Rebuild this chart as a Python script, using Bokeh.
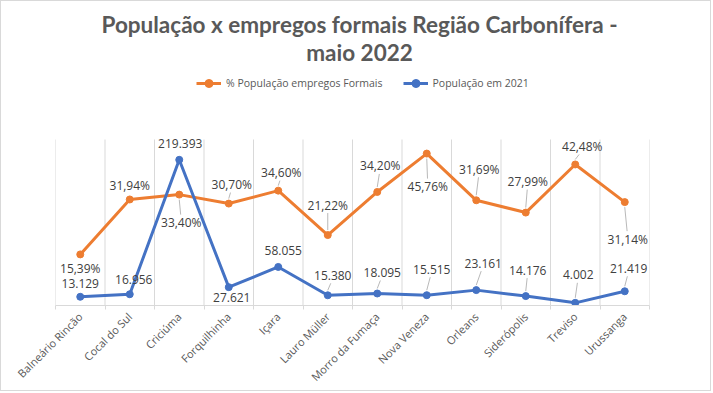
from bokeh.plotting import figure
from bokeh.models import (Range1d, FixedTicker, Legend, LegendItem, ColumnDataSource,
                          Label, CustomJSTickFormatter)
from bokeh.embed import file_html
from bokeh.resources import INLINE
from bokeh.core.properties import value

# ---- data ----
municipios = ["Balneário Rincão", "Cocal do Sul", "Criciúma", "Forquilhinha", "Içara",
              "Lauro Müller", "Morro da Fumaça", "Nova Veneza", "Orleans", "Siderópolis",
              "Treviso", "Urussanga"]
pct_empregos = [15.39, 31.94, 33.40, 30.70, 34.60, 21.22, 34.20, 45.76, 31.69, 27.99, 42.48, 31.14]
populacao_2021 = [13129, 16956, 219393, 27621, 58055, 15380, 18095, 15515, 23161, 14176, 4002, 21419]
pct_max = 50
pop_max = 250000
title_lines = ["População x empregos formais Região Carbonífera -", "maio 2022"]
series_names = ["% População empregos Formais", "População em 2021"]

# ---- label placement (style, pixels) ----
pct_dx = [0, 0, 2, 3, 3, 0, 3, 1, 3, 2, 7, 3]
pct_dy = [14, -14, 28, -19, -18, -30, -26, 33, -31, -31, -18, 37]
pop_dx = [0, 4, 1, 3, 5, 5, 5, 5, 7, 2, 3, 4]
pop_dy = [-13, -15, -16, 10, -16, -20, -21, -26, -27, -26, -28, -23]

ORANGE = "#ED7D31"
BLUE = "#4472C4"
GRID = "#D9D9D9"
TXT = "#404040"

W, H = 711, 391
ML, MR, MT, MB = 54, 63, 0, 87
FW, FH = W - ML - MR, H - MT - MB
PLOT_H = 166          # height of the data area at the bottom of the frame
n = len(municipios)
xs = [i + 0.5 for i in range(n)]

pct_lbl = [f"{v:.2f}".replace(".", ",") + "%" for v in pct_empregos]
pop_lbl = [f"{v:,}".replace(",", ".") for v in populacao_2021]

src = ColumnDataSource(dict(x=xs, pct=pct_empregos, pop=populacao_2021,
                            pct_lbl=pct_lbl, pop_lbl=pop_lbl,
                            pdx=pct_dx, pdy=pct_dy, bdx=pop_dx, bdy=pop_dy))

p = figure(width=W, height=H, output_backend="svg", toolbar_location=None,
           x_range=Range1d(0, n), y_range=Range1d(0, pct_max * FH / PLOT_H),
           y_axis_location=None, min_border_left=ML, min_border_right=MR,
           min_border_top=MT, min_border_bottom=MB)
p.styles = {"border": "1px solid #D9D9D9"}
p.extra_y_ranges = {"pop": Range1d(0, pop_max * FH / PLOT_H)}
p.outline_line_color = None
p.background_fill_color = "white"
p.border_fill_color = "white"

# grid (limited to data area) & axis
p.grid.visible = False
p.segment(x0=list(range(n + 1)), y0=[0] * (n + 1), x1=list(range(n + 1)),
          y1=[pct_max] * (n + 1), line_color=GRID, line_width=1)
p.xaxis.ticker = FixedTicker(ticks=xs, minor_ticks=list(range(n + 1)))
p.xaxis.formatter = CustomJSTickFormatter(args=dict(names=municipios),
                                          code="return names[Math.floor(tick)] || '';")
p.xaxis.major_tick_line_color = None
p.xaxis.minor_tick_line_color = GRID
p.xaxis.minor_tick_out = 4
p.xaxis.minor_tick_in = 0
p.xaxis.axis_line_color = GRID
p.xaxis.major_label_orientation = 0.785398
p.xaxis.major_label_text_font = "Open Sans"
p.xaxis.major_label_text_font_size = "11px"
p.xaxis.major_label_text_color = "#595959"
p.xaxis.major_label_standoff = 3

# leader lines
def leaders(dxs, dys, vals, scale):
    x0, y0, x1, y1 = [], [], [], []
    for i, (dx, dy) in enumerate(zip(dxs, dys)):
        if abs(dy) < 18:
            continue
        s = 1 if dy > 0 else -1
        py0 = s * 5
        py1 = dy - s * 8
        px1 = dx * py1 / dy
        x0.append(xs[i]); y0.append(vals[i] - py0 * scale)
        x1.append(xs[i] + px1 / (FW / n)); y1.append(vals[i] - py1 * scale)
    return x0, y0, x1, y1

lx0, ly0, lx1, ly1 = leaders(pct_dx, pct_dy, pct_empregos, pct_max / PLOT_H)
p.segment(lx0, ly0, lx1, ly1, line_color="#A6A6A6", line_width=0.8)
bx0, by0, bx1, by1 = leaders(pop_dx, pop_dy, populacao_2021, pop_max / PLOT_H)
p.segment(bx0, by0, bx1, by1, line_color="#A6A6A6", line_width=0.8, y_range_name="pop")

# series
l1 = p.line("x", "pct", source=src, line_color=ORANGE, line_width=3)
s1 = p.scatter("x", "pct", source=src, size=7, fill_color=ORANGE, line_color=ORANGE)
l2 = p.line("x", "pop", source=src, line_color=BLUE, line_width=3, y_range_name="pop")
s2 = p.scatter("x", "pop", source=src, size=7, fill_color=BLUE, line_color=BLUE,
               y_range_name="pop")

# data labels
p.text("x", "pct", text="pct_lbl", source=src, x_offset="pdx", y_offset="pdy",
       text_align="center", text_baseline="middle", text_font=value("Open Sans"),
       text_font_size="12px", text_color=TXT)
p.text("x", "pop", text="pop_lbl", source=src, x_offset="bdx", y_offset="bdy",
       text_align="center", text_baseline="middle", text_font=value("Open Sans"),
       text_font_size="12px", text_color=TXT, y_range_name="pop")

legend = Legend(items=[LegendItem(label=series_names[0], renderers=[l1, s1]),
                       LegendItem(label=series_names[1], renderers=[l2, s2])],
                orientation="horizontal", location=(141, 212),
                label_text_font="Open Sans", label_text_font_size="10.5px",
                label_text_color="#595959", glyph_width=25, spacing=20,
                border_line_color=None, background_fill_alpha=0, margin=0, padding=4)
p.add_layout(legend, "center")

for txt, yy in zip(title_lines, [281, 253]):
    p.add_layout(Label(x=304, y=yy, x_units="screen", y_units="screen", text=txt,
                       text_align="center", text_baseline="alphabetic",
                       text_font="Lato", text_font_style="bold",
                       text_font_size="22.5px", text_color="#595959"))

open("out.html", "w").write(file_html(p, INLINE))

[Task prompt] Everything from the first line of the listing above through the line that contains "from bokeh.core.properties import value" is to be restated word for word, minus the pictures.

[Right answer]
Rebuild this chart as a Python script, using Bokeh.
from bokeh.plotting import figure
from bokeh.models import (Range1d, FixedTicker, Legend, LegendItem, ColumnDataSource,
                          Label, CustomJSTickFormatter)
from bokeh.embed import file_html
from bokeh.resources import INLINE
from bokeh.core.properties import value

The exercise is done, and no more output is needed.